In this study, genome-wide identification of WRKY TFs in ginseng and their expression in different tissues and responses to different abiotic stresses were performed. Coexpression analysis revealed the potential regulatory relationship of PgWRKYs to ginsenoside biosynthesis pathway genes. Our findings suggest a foundation for further functional study of the regulatory mechanism of PgWRKYs in plant stress responses and provide more valuable information for Ginseng breeding and metabolic engineering.

Methods

Sequence retrieval and identification

The candidate WRKY genes were firstly obtained from the Ginseng Genome Data resource (http://ginsengdb.snu.ac.kr/) [72]. The WRKY Hidden Markov Model (HMM) profile (PF03106) was abstracted from Pfam data resource (http://pfam.xfam.org). The HMMER 3.2.1 software was employed to check the WRKY genes retrieved from the ginseng genome, and the E-value threshold was 10−2. All candidate PgWRKYs were further validated by using the SMART data resource (http://smart.embl.de/) along with the NCBI-Conserved Domain Database (CCD) to ensure that they contained the WRKY domains. The WRKY data sets of A. thaliana, S. lycopersicum, D. carota, S. miltiorrhiza, V. vinifera and Z. mays were gained from the PlantTFDB (Plant Transcription Factor Database) (http://planttfdb.cbi.pku.edu.cn).

ClustalW with the default parameters was used for Multiple WRKY sequences alignments between ginseng and other species. The IQ-TREE was utilized by using the Maximum Likelihood approach based on the LG+I+G model [73] to establish the ginseng WRKY phylogenetic tree, and the nodes were tested by bootstrap analysis with 1000 replicates. For WRKYs phylogenetic tree between different species, MEGAX was used to make the tree by using the Neighbour-joining approach and 1000 bootstrap replications. The further annotation of the phylogenetic tree result was processed by iTOL (http://itol.embl.de).
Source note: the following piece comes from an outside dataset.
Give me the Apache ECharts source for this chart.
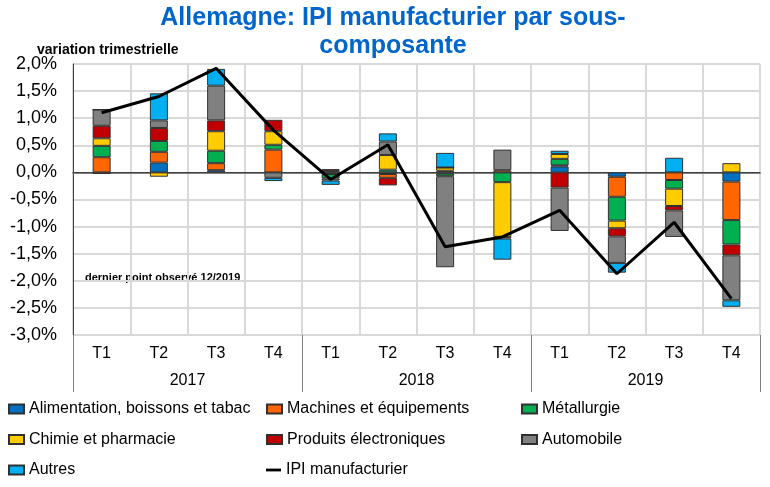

Conserved motifs and gene structure analysis

The gene structure was abstracted from the ginseng genome annotation file (http://ginsengdb.snu.ac.kr/). TBtools 1.053 was employed to demonstrate the gene structure [74]. The conserved motifs of PgWRKYs were identified by using MEME local software (version 4.12.0) in Linux with the following parameters: maximum of 10 misfits and an optimum motif width of 6 - 100 amino acid residues. In addition, theoretical isoelectric point (pI) along with the molecular weight (MW) of PgWRKY proteins were predicted by the online Sequence Manipulation Suite (http://www.detaibio.com/sms2/reference.html) [75].

PgWRKY gene expression analysis

For analyzing gene expression among the different tissues and the response for different abiotic treatment. 14 RNA-Seq datasets of different tissues from NCBI (accession number PRJNA302556) and 15 RNA-Seq datasets for abiotic treatment ( No.24-38 in ginseng transcriptome data resource, http://ginsengdb.snu.ac.kr/ transcriptome.php ) from Ginseng Genome Data Resource ( http://ginsengdb.snu.ac.kr/ ) were retrieved. The clean reads were aligned to the ginseng genome with Hisat2 software. Cufflinks along with Cuffmerge were used to assemble and calculate the expression value for each transcript. The fragments per kilobase of exon per million mapped reads (FRKM) method were used to identify differentially expressed genes (DEGs) among the different samples [76]. The R package “Hmisc” was employed to compute the Pearson’s correlation between the ginsenoside pathway genes and PgWRKYs in the 14 RNA-Seq tissues expression datasets. The abiotic treatment mothed was like this, the one-year-old ginseng was inoculated with 100 mM NaCl solution for 24 h for salt stress; maintained at 4 °C for 24 h for cold treatment, removed from the soil and air-dried on 3MM paper for 24 h for drought treatment and treated with 30 (±1)°C for one week and three weeks for heat treatment [30].